**Exercise aim**
Repeat exactly the lines running from the line that contains "Reproduce this chart with matplotlib." to the line that contains "plt.rcParams['mathtext.rm'] = 'Liberation"; include both ends and add nothing.

#### Task inputs

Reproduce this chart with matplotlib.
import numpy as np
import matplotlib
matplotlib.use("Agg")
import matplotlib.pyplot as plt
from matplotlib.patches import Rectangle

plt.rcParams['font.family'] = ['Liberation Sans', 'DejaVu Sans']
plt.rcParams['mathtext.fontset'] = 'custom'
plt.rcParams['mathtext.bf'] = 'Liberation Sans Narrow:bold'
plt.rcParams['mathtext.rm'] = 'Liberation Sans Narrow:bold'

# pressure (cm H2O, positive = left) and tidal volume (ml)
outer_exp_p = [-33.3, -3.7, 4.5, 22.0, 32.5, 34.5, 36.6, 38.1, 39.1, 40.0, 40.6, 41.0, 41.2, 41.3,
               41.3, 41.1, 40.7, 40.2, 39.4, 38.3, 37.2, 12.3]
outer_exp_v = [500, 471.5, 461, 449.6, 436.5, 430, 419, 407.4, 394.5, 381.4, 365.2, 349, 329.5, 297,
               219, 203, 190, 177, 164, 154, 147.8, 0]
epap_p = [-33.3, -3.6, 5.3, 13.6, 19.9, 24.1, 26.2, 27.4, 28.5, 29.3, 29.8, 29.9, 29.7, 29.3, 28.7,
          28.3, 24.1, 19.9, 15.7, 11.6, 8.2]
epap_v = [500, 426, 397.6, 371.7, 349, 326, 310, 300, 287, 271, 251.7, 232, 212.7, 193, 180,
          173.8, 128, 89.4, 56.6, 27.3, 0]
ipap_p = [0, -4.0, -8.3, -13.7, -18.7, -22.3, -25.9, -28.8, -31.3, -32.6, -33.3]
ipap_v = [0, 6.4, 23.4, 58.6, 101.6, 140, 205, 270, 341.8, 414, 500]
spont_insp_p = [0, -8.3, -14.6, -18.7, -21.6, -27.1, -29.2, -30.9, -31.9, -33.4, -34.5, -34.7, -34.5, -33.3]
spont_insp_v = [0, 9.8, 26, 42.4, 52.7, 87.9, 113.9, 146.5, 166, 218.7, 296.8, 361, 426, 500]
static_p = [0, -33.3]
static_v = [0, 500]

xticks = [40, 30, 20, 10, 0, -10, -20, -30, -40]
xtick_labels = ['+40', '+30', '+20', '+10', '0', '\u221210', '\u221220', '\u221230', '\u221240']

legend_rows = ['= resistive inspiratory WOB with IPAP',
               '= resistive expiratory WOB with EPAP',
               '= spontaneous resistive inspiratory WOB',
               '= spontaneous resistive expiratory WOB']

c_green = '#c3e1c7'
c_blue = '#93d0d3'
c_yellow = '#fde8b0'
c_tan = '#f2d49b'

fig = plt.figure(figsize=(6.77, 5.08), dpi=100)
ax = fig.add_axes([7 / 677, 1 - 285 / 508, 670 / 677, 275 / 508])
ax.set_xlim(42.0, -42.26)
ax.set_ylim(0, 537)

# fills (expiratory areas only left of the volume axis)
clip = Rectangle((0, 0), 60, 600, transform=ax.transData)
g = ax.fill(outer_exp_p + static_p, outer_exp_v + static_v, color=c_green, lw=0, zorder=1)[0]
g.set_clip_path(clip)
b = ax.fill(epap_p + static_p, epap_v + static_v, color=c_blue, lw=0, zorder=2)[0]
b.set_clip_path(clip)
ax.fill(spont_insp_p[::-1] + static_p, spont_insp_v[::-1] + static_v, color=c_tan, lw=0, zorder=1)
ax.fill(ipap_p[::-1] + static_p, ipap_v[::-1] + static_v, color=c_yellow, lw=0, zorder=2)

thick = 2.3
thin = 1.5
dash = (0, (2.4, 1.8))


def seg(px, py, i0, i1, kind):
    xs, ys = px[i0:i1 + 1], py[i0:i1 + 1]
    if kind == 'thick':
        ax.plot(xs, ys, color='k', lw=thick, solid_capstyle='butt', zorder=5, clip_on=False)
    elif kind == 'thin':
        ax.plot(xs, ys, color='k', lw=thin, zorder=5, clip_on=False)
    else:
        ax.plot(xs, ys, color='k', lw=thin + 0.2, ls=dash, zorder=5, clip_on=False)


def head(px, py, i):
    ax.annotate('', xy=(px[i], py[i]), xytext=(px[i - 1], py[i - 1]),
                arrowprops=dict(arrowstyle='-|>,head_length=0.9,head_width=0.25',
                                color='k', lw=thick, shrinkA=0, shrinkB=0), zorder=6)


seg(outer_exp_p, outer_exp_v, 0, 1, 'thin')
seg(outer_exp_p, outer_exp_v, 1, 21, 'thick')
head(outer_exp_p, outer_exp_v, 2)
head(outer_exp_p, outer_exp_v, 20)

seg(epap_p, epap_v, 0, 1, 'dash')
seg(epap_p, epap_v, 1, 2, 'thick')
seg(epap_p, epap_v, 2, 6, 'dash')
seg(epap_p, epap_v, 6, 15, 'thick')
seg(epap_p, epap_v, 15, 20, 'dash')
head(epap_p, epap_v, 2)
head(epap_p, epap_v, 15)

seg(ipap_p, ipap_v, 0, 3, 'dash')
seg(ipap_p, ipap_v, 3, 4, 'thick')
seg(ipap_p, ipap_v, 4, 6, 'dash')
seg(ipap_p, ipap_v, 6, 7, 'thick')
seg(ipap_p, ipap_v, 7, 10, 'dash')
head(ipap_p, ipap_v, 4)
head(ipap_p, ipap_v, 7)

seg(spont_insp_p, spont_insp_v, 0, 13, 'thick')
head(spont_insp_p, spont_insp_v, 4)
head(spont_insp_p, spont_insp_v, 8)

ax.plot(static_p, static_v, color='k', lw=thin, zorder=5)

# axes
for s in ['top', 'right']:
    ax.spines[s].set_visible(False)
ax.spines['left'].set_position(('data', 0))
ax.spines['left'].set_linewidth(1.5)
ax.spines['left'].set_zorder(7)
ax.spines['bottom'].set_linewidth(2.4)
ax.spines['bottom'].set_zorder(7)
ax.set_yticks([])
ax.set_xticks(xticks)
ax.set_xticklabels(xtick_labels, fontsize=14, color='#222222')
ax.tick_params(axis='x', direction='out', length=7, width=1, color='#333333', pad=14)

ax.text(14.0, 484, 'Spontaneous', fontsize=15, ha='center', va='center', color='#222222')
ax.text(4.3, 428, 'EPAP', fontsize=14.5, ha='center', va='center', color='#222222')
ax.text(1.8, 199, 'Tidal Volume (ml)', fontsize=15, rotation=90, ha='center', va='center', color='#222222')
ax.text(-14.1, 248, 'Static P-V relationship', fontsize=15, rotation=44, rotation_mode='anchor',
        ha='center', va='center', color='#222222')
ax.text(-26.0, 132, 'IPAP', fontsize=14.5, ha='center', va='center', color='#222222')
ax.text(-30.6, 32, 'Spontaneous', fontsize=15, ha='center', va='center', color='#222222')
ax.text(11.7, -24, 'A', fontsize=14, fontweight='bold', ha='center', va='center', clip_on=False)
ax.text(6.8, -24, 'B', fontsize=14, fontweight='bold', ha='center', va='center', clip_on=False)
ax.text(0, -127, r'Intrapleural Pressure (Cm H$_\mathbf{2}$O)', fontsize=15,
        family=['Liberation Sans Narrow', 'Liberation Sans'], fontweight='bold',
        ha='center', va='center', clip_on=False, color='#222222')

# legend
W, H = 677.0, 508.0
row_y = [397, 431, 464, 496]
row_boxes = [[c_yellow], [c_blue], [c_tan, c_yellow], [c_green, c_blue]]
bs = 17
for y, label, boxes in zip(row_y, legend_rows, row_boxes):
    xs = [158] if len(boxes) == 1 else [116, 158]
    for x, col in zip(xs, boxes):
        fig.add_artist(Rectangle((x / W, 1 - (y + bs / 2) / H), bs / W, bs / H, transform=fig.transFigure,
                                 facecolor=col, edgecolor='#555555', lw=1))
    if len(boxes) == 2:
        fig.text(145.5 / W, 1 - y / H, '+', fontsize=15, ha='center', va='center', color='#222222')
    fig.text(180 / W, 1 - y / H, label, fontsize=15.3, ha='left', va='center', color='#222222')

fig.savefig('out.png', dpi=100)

########
#### Task inputs

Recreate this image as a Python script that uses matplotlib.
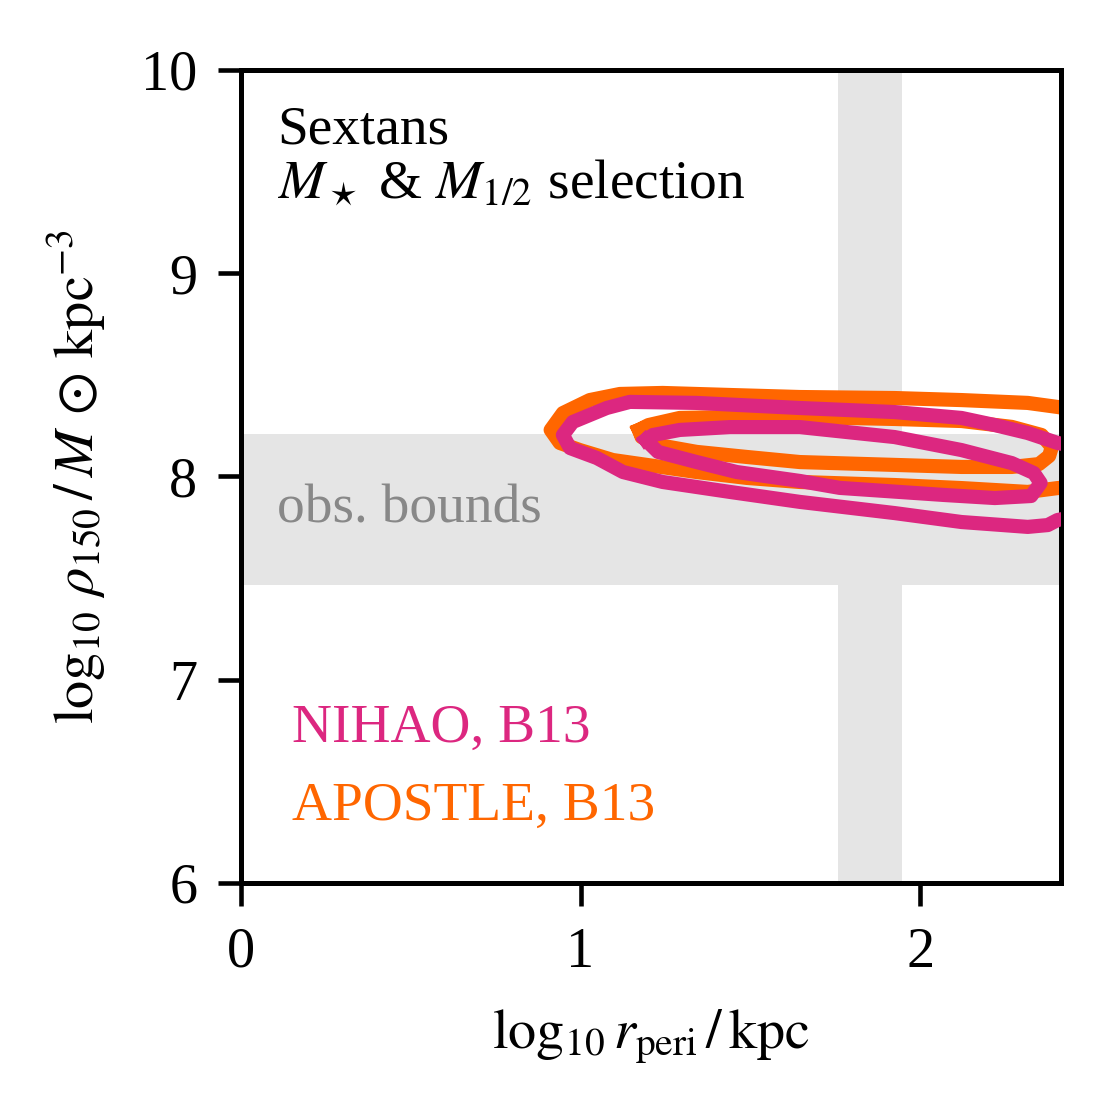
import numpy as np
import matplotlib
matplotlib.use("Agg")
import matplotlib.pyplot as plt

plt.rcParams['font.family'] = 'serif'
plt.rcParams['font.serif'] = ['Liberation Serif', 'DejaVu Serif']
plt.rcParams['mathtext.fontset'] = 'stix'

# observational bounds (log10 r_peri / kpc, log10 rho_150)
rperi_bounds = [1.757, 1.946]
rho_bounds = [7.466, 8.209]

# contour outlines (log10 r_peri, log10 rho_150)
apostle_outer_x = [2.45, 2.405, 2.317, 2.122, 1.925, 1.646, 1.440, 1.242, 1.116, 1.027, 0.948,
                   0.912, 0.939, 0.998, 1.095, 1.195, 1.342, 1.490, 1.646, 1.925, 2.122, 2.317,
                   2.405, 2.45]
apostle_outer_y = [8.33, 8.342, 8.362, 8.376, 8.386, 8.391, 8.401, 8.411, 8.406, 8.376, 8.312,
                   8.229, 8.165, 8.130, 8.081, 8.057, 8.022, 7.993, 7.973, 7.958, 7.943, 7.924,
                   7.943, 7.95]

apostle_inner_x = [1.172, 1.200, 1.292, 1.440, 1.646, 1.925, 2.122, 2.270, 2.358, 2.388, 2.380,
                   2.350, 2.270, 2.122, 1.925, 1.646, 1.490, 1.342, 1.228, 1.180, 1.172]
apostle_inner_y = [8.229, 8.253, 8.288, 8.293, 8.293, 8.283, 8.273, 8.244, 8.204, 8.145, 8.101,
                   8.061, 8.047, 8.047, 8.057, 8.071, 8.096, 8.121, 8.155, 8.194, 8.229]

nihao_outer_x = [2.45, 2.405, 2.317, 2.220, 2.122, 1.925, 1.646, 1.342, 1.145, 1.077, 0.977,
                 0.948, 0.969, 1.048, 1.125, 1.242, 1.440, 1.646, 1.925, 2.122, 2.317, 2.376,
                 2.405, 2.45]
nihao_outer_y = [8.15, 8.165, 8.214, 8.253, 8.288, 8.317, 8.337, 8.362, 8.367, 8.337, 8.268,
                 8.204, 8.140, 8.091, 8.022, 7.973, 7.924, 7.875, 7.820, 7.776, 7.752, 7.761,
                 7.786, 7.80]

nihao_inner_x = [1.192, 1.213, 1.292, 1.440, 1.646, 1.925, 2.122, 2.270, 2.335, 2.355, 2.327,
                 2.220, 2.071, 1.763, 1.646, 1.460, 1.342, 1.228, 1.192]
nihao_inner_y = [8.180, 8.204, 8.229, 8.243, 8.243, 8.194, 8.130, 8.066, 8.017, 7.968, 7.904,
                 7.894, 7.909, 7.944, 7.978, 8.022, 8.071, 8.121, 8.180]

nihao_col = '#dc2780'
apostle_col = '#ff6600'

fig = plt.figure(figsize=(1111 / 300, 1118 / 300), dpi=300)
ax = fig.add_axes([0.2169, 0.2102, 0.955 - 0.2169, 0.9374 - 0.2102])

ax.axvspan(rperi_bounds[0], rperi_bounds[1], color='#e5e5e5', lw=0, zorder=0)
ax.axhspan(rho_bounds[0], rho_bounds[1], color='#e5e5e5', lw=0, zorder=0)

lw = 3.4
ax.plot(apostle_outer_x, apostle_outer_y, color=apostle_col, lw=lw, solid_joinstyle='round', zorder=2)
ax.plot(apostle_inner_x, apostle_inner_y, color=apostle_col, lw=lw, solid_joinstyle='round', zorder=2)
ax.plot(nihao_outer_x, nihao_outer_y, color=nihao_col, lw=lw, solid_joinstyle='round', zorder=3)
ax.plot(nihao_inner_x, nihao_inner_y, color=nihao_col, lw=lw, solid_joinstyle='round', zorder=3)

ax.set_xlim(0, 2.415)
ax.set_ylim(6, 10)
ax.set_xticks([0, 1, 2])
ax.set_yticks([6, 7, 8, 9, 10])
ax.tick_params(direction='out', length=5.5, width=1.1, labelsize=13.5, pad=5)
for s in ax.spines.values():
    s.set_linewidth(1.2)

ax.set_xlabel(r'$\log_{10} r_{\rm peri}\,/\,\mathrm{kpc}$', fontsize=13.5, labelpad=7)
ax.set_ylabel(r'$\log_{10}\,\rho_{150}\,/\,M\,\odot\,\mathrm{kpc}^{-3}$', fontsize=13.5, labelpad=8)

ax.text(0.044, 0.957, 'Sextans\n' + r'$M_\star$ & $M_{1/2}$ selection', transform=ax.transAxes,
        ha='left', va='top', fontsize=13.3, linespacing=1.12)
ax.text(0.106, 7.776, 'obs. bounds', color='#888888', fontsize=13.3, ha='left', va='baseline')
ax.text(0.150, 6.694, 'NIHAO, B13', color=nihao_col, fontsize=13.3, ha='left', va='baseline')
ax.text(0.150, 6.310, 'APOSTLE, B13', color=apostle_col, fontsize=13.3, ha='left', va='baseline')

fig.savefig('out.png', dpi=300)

########
#### Task inputs

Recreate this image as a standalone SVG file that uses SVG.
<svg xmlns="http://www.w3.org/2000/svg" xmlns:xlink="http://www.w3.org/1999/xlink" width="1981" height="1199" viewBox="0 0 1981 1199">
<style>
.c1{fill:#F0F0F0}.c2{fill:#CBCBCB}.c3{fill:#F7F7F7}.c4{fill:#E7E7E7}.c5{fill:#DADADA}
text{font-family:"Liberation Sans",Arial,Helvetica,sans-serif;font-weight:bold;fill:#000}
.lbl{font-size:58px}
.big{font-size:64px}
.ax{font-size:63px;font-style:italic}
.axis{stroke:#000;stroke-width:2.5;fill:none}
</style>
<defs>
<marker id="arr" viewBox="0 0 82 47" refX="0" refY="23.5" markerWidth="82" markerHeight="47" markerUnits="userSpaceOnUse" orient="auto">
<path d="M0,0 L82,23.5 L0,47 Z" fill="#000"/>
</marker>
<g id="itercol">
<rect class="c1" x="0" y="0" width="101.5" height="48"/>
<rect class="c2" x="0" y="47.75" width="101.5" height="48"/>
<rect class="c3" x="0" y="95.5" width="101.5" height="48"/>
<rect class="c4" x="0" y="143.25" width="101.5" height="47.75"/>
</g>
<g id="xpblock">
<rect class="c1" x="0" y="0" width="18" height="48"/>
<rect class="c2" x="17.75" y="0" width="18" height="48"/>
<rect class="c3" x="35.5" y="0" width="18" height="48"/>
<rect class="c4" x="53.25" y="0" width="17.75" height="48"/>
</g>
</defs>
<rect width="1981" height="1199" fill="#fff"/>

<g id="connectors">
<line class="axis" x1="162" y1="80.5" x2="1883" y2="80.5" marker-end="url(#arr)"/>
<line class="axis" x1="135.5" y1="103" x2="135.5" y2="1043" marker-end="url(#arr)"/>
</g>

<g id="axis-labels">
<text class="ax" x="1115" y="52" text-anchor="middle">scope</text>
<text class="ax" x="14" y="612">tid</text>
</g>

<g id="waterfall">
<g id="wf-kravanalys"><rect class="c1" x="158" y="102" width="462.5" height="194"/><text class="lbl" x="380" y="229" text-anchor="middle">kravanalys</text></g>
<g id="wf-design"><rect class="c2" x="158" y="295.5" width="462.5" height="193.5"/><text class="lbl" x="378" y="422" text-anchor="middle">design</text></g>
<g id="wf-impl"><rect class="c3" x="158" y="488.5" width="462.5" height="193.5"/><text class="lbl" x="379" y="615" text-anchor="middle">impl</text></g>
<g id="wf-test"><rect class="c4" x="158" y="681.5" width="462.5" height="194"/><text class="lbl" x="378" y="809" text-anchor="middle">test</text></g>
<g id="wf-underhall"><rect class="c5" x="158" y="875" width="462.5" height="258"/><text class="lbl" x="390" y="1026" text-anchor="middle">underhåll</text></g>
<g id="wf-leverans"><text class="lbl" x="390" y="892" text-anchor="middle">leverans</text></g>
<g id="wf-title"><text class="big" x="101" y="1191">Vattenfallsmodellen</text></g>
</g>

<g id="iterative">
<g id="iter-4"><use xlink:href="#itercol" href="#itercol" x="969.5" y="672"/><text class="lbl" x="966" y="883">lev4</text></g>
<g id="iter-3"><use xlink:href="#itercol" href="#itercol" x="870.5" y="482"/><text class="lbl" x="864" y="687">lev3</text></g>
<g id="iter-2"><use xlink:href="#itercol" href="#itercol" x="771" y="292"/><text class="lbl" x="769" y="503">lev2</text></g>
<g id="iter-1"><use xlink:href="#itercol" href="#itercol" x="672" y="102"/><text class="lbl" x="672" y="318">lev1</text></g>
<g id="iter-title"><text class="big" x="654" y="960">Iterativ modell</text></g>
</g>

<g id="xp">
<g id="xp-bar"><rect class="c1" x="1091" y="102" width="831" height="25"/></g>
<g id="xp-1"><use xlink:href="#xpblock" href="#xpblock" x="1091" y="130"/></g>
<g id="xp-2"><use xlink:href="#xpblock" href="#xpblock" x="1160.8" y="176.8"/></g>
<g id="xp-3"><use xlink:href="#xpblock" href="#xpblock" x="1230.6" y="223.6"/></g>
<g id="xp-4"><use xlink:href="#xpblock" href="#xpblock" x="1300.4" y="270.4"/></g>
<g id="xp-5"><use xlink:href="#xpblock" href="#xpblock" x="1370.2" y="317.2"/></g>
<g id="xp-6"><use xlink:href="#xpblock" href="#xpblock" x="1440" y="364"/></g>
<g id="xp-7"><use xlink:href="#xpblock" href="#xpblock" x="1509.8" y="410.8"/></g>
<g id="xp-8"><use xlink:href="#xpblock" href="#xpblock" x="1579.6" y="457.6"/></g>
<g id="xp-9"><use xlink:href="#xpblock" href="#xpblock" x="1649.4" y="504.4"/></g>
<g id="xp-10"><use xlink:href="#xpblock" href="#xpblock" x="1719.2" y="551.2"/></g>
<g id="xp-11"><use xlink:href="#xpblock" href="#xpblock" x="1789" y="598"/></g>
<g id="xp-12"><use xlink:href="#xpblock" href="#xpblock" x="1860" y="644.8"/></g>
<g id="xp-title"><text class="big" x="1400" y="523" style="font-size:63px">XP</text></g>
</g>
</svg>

########

**Completed task**
Reproduce this chart with matplotlib.
import numpy as np
import matplotlib
matplotlib.use("Agg")
import matplotlib.pyplot as plt
from matplotlib.patches import Rectangle

plt.rcParams['font.family'] = ['Liberation Sans', 'DejaVu Sans']
plt.rcParams['mathtext.fontset'] = 'custom'
plt.rcParams['mathtext.bf'] = 'Liberation Sans Narrow:bold'
plt.rcParams['mathtext.rm'] = 'Liberation Sans Narrow:bold'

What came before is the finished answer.